EWG-Vertrag Art. 169
Zollreformverordnung Art. 426
Verordnung Nr. 3632/85 vom 12.12.1985 Art. 3 Abs. 3
Quelle: Gerichtshof der Europäischen Gemeinschaften in L-2925 Luxemburg

Ein Mitgliedstaat, der den offiziellen Zollagenten das Recht vorbehält, Zollanmeldungen in eigenem Namen und für fremde Rechnung abzugeben, und es anderen Unternehmen als solchen Agenten, insbesondere Transit- und Speditionsunternehmen, untersagt, gewerbsmässig Anmeldungen in fremdem Namen und für fremde Rechnung abzugeben, verstösst gegen seine Verpflichtungen aus der Verordnung Nr. 3632/85 zur Festlegung der Voraussetzungen, unter denen eine Person eine Zollanmeldung abgeben kann.

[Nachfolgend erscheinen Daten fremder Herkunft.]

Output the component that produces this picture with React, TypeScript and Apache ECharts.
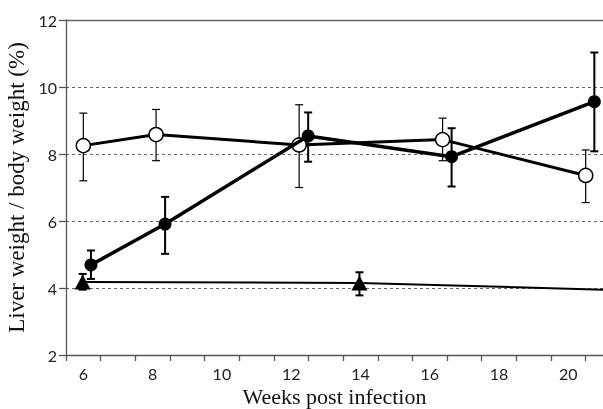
import React, { useEffect, useRef } from "react";
import * as echarts from "echarts";

// Open circles
const openX = [6.0, 8.1, 12.23, 16.37, 20.5];
const openY = [8.25, 8.58, 8.27, 8.43, 7.36];
const openHi = [9.22, 9.33, 9.47, 9.07, 8.12];
const openLo = [7.2, 7.8, 7.0, 7.8, 6.55];

// Filled circles
const fillX = [6.22, 8.36, 12.49, 16.63, 20.75];
const fillY = [4.69, 5.91, 8.54, 7.92, 9.56];
const fillHi = [5.12, 6.72, 9.24, 8.77, 11.03];
const fillLo = [4.27, 5.02, 7.77, 7.03, 8.08];

// Triangles
const triX = [5.98, 13.97, 21.0];
const triY = [4.18, 4.15, 3.95];
const triHi = [4.42, 4.47, null];
const triLo = [3.95, 3.78, null];

const xLabels = [6, 8, 10, 12, 14, 16, 18, 20];
const xTicks = [5.5, 6.5, 7.5, 8.5, 9.5, 10.5, 11.5, 12.5, 13.5, 14.5, 15.5, 16.5, 17.5, 18.5, 19.5, 20.5];
const yTicks = [2, 4, 6, 8, 10, 12];

function errData(xs: number[], lo: (number | null)[], hi: (number | null)[]) {
  const out: number[][] = [];
  xs.forEach((x, i) => {
    if (lo[i] != null && hi[i] != null) out.push([x, lo[i] as number, hi[i] as number]);
  });
  return out;
}

function errSeries(data: number[][], width: number) {
  return {
    type: "custom",
    z: 1,
    data,
    encode: { x: 0, y: [1, 2] },
    renderItem: (params: any, api: any) => {
      const x = api.value(0);
      const lo = api.coord([x, api.value(1)]);
      const hi = api.coord([x, api.value(2)]);
      const cap = 4;
      const style = { stroke: "#000", lineWidth: width };
      return {
        type: "group",
        children: [
          { type: "line", shape: { x1: lo[0], y1: lo[1], x2: hi[0], y2: hi[1] }, style },
          { type: "line", shape: { x1: hi[0] - cap, y1: hi[1], x2: hi[0] + cap, y2: hi[1] }, style },
          { type: "line", shape: { x1: lo[0] - cap, y1: lo[1], x2: lo[0] + cap, y2: lo[1] }, style },
        ],
      };
    },
  };
}

export default function App() {
  const ref = useRef<HTMLDivElement>(null);
  useEffect(() => {
    if (!ref.current) return;
    const chart = echarts.init(ref.current, null, { renderer: "svg" });
    const triData = triX.map((x, i) => {
      if (i === triX.length - 1) return { value: [x, triY[i]], symbol: "none" };
      return [x, triY[i]];
    });
    chart.setOption({
      animation: false,
      grid: { left: 66, top: 20, right: 0, bottom: 54, outerBoundsMode: "none", containLabel: false },
      xAxis: [
        {
          type: "value",
          min: 5.5,
          max: 21,
          name: "Weeks post infection",
          nameLocation: "middle",
          nameGap: 28,
          nameTextStyle: { fontFamily: "Liberation Serif", fontSize: 22, color: "#111" },
          axisLine: { show: true, lineStyle: { color: "#555", width: 1.3 } },
          axisTick: { show: true, inside: false, length: 6, customValues: xTicks, lineStyle: { color: "#555", width: 1.3 } },
          axisLabel: { customValues: xLabels, fontFamily: "Lato", fontSize: 16, color: "#222", margin: 10 },
          splitLine: { show: false },
        },
        {
          type: "value",
          position: "top",
          min: 5.5,
          max: 21,
          axisLine: { show: true, lineStyle: { color: "#666", width: 1.3 } },
          axisTick: { show: false },
          axisLabel: { show: false },
          splitLine: { show: false },
        },
      ],
      yAxis: {
        type: "value",
        min: 2,
        max: 12,
        interval: 2,
        name: "Liver weight / body weight (%)",
        nameLocation: "middle",
        nameGap: 30,
        nameTextStyle: { fontFamily: "Liberation Serif", fontSize: 23, color: "#111" },
        axisLine: { show: true, lineStyle: { color: "#555", width: 1.3 } },
        axisTick: { show: true, length: 7, lineStyle: { color: "#555", width: 1.3 } },
        axisLabel: { fontFamily: "Lato", fontSize: 16, color: "#222", margin: 9, customValues: yTicks },
        splitLine: {
          show: true,
          lineStyle: { color: "#666", type: [3, 3], width: 1 },
          showMinLine: false,
          showMaxLine: false,
        },
      },
      series: [
        errSeries(errData(openX, openLo, openHi), 1.2),
        errSeries(errData(fillX, fillLo, fillHi), 2),
        errSeries(errData(triX, triLo, triHi), 2),
        {
          type: "line",
          z: 2,
          data: openX.map((x, i) => [x, openY[i]]),
          symbol: "circle",
          symbolSize: 14,
          showAllSymbol: true,
          lineStyle: { color: "#000", width: 3 },
          itemStyle: { color: "#fff", borderColor: "#000", borderWidth: 1.5 },
        },
        {
          type: "line",
          z: 3,
          data: fillX.map((x, i) => [x, fillY[i]]),
          symbol: "circle",
          symbolSize: 13,
          showAllSymbol: true,
          lineStyle: { color: "#000", width: 3.5 },
          itemStyle: { color: "#000", borderColor: "#000", borderWidth: 0 },
        },
        {
          type: "line",
          z: 3,
          data: triData,
          symbol: "triangle",
          symbolSize: [16, 15],
          showAllSymbol: true,
          lineStyle: { color: "#000", width: 2 },
          itemStyle: { color: "#000", borderWidth: 0 },
        },
      ],
    });
    return () => chart.dispose();
  }, []);
  return <div ref={ref} style={{ position: "fixed", left: 0, top: 0, width: 603, height: 409 }} />;
}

Artikel 3 Absatz 3 der Verordnung erlaubt es zwar, einer Berufsgruppe eine der beiden vorgesehenen Auftragsarten vorzubehalten, doch verlangt er, daß die Ausübung der nicht vorbehaltenen Tätigkeit tatsächlich frei ist, so daß die Importeure von Waren nicht gezwungen sind, sich für ihre Zollanmeldung ausschließlich an offizielle Agenten zu wenden, sondern eine gewisse Wahlfreiheit zwischen verschiedenen Gruppen konkurrierender Wirtschaftsteilnehmer haben.

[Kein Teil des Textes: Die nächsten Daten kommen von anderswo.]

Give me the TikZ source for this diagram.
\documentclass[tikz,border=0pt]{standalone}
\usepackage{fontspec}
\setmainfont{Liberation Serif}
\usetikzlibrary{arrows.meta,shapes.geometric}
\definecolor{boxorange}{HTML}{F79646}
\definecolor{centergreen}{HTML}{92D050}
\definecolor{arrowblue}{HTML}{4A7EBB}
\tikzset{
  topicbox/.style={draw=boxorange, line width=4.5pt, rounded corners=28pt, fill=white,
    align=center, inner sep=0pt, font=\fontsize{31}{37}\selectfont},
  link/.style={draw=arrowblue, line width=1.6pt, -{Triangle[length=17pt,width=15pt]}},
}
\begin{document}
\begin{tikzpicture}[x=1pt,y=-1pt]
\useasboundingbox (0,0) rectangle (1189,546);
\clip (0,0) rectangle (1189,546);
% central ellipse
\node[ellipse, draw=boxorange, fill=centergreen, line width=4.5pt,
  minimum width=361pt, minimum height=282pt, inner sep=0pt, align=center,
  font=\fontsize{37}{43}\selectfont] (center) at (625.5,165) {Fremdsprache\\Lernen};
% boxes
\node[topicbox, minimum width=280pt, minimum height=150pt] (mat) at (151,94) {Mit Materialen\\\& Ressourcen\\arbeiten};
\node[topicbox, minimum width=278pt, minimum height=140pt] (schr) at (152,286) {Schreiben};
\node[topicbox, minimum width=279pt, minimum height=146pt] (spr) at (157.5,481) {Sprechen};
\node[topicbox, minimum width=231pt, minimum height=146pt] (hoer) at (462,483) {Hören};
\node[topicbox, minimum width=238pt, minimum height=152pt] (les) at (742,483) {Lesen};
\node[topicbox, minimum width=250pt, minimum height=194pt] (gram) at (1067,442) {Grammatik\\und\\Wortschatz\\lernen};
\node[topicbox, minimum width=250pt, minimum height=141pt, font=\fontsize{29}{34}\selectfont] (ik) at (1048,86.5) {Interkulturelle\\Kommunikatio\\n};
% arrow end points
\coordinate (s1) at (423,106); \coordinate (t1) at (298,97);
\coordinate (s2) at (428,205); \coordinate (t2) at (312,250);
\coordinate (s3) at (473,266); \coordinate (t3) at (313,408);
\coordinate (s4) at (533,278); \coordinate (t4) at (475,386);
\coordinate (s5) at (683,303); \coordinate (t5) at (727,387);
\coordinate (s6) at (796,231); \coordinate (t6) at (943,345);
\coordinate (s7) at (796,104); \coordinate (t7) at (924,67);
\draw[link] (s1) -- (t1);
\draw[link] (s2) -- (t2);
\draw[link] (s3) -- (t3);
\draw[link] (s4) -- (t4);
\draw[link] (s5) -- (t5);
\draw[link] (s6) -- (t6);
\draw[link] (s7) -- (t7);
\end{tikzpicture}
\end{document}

URTEIL DES GERICHTSHOFES VOM 11. MAERZ 1992. - KOMMISSION DER EUROPAEISCHEN GEMEINSCHAFTEN GEGEN PORTUGIESISCHE REPUBLIK. - PERSONEN, DIE EINE ZOLLERKLAERUNG ABGEBEN KOENNEN - HANDELN IM EIGENEN NAMEN, ABER FUER FREMDE RECHNUNG. - RECHTSSACHE C-323/90.

Entscheidungsgründe:

1 Die Kommission der Europäischen Gemeinschaften hat mit Klageschrift, die am 22. Oktober 1990 bei der Kanzlei des Gerichtshofes eingegangen ist, gemäß Artikel 169 EWG-Vertrag Klage erhoben auf Feststellung, daß die Portugiesische Republik gegen ihre Verpflichtungen aus dem EWG-Vertrag verstossen hat, indem sie nationale Rechtsvorschriften beibehalten hat, die der Verordnung (EWG) Nr. 3632/85 des Rates vom 12. Dezember 1985 zur Festlegung der Voraussetzungen, unter denen eine Person eine Zollanmeldung abgeben kann (ABl. L 350, S. 1, im folgenden: Verordnung) zuwiderlaufen.

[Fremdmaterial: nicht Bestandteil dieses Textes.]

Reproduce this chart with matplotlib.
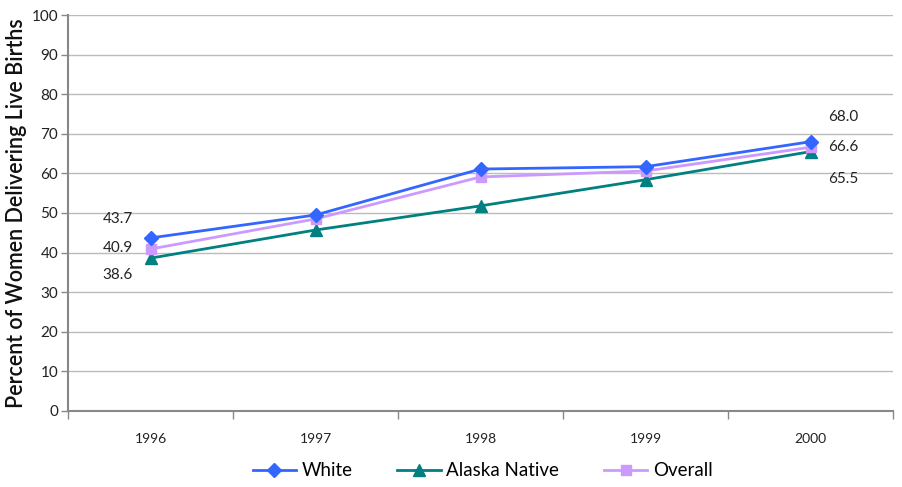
import matplotlib
matplotlib.use("Agg")
import matplotlib.pyplot as plt
import numpy as np

years = ["1996", "1997", "1998", "1999", "2000"]
white = [43.7, 49.5, 61.1, 61.7, 68.0]
alaska_native = [38.6, 45.7, 51.8, 58.4, 65.5]
overall = [40.9, 48.5, 59.1, 60.6, 66.6]
yticks = [0, 10, 20, 30, 40, 50, 60, 70, 80, 90, 100]

plt.rcParams['font.family'] = ['Lato', 'DejaVu Sans']

fig = plt.figure(figsize=(9.02, 4.87), dpi=100)
ax = fig.add_axes([68/902, (487-411)/487, (893-68)/902, (411-15)/487])

x = np.arange(len(years))
ax.plot(x, alaska_native, color="#008080", lw=2, marker="^", ms=9, label="Alaska Native", zorder=3)
ax.plot(x, overall, color="#CC99FF", lw=2, marker="s", ms=7, mfc="#CC99FF", mec="#CC99FF", label="Overall", zorder=4)
ax.plot(x, white, color="#3366FF", lw=2, marker="D", ms=7, label="White", zorder=5)

ax.set_xlim(-0.5, 4.5)
ax.set_ylim(0, 100)
ax.set_yticks(yticks)
ax.set_yticklabels([str(v) for v in yticks], fontsize=11, color="#222222")
ax.set_xticks(x)
ax.set_xticklabels(years, fontsize=10, color="#222222")
ax.set_xticks(np.arange(-0.5, 5.0, 1.0), minor=True)
ax.tick_params(axis="x", which="major", length=0, pad=16)
ax.tick_params(axis="x", which="minor", length=6, color="#888888", width=1)
ax.tick_params(axis="y", length=5, color="#888888", width=1, pad=2)
ax.grid(axis="y", color="#BBBBBB", lw=1)
ax.set_axisbelow(True)
for s in ["top", "right"]:
    ax.spines[s].set_visible(False)
for s in ["left", "bottom"]:
    ax.spines[s].set_color("#888888")
    ax.spines[s].set_linewidth(1.5)

ax.set_ylabel("Percent of Women Delivering Live Births", fontsize=15.5, labelpad=3,
              color="#111111", fontweight="semibold")

# data labels
lab_kw = dict(fontsize=11, color="#222222", ha="center", va="center")
ax.text(x[0] - 0.2, white[0] + 4.8, f"{white[0]:.1f}", **lab_kw)
ax.text(x[0] - 0.2, overall[0] + 0.2, f"{overall[0]:.1f}", **lab_kw)
ax.text(x[0] - 0.2, alaska_native[0] - 4.2, f"{alaska_native[0]:.1f}", **lab_kw)
ax.text(x[4] + 0.2, white[4] + 6.3, f"{white[4]:.1f}", **lab_kw)
ax.text(x[4] + 0.2, overall[4] + 0.1, f"{overall[4]:.1f}", **lab_kw)
ax.text(x[4] + 0.2, alaska_native[4] - 7.0, f"{alaska_native[4]:.1f}", **lab_kw)

handles, labels = ax.get_legend_handles_labels()
order = [2, 0, 1]
leg = fig.legend([handles[i] for i in order], [labels[i] for i in order],
                 loc="center", bbox_to_anchor=(0.535, (487-471)/487), ncol=3,
                 frameon=False, fontsize=13.5, handlelength=2.3, columnspacing=2.4,
                 handletextpad=0.3, borderpad=0)

fig.savefig("out.png", dpi=100)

2 Gemäß Artikel 2 der Verordnung kann die Zollanmeldung von jeder Person abgegeben werden, die in der Lage ist, eine Ware gemäß den hierfür vorgesehenen Vorschriften bei der zuständigen Zollstelle zu gestellen oder gestellen zu lassen und alle Unterlagen vorzulegen, deren Vorlage in den Bestimmungen vorgesehen ist, die das für diese Ware beantragte Zollverfahren regeln.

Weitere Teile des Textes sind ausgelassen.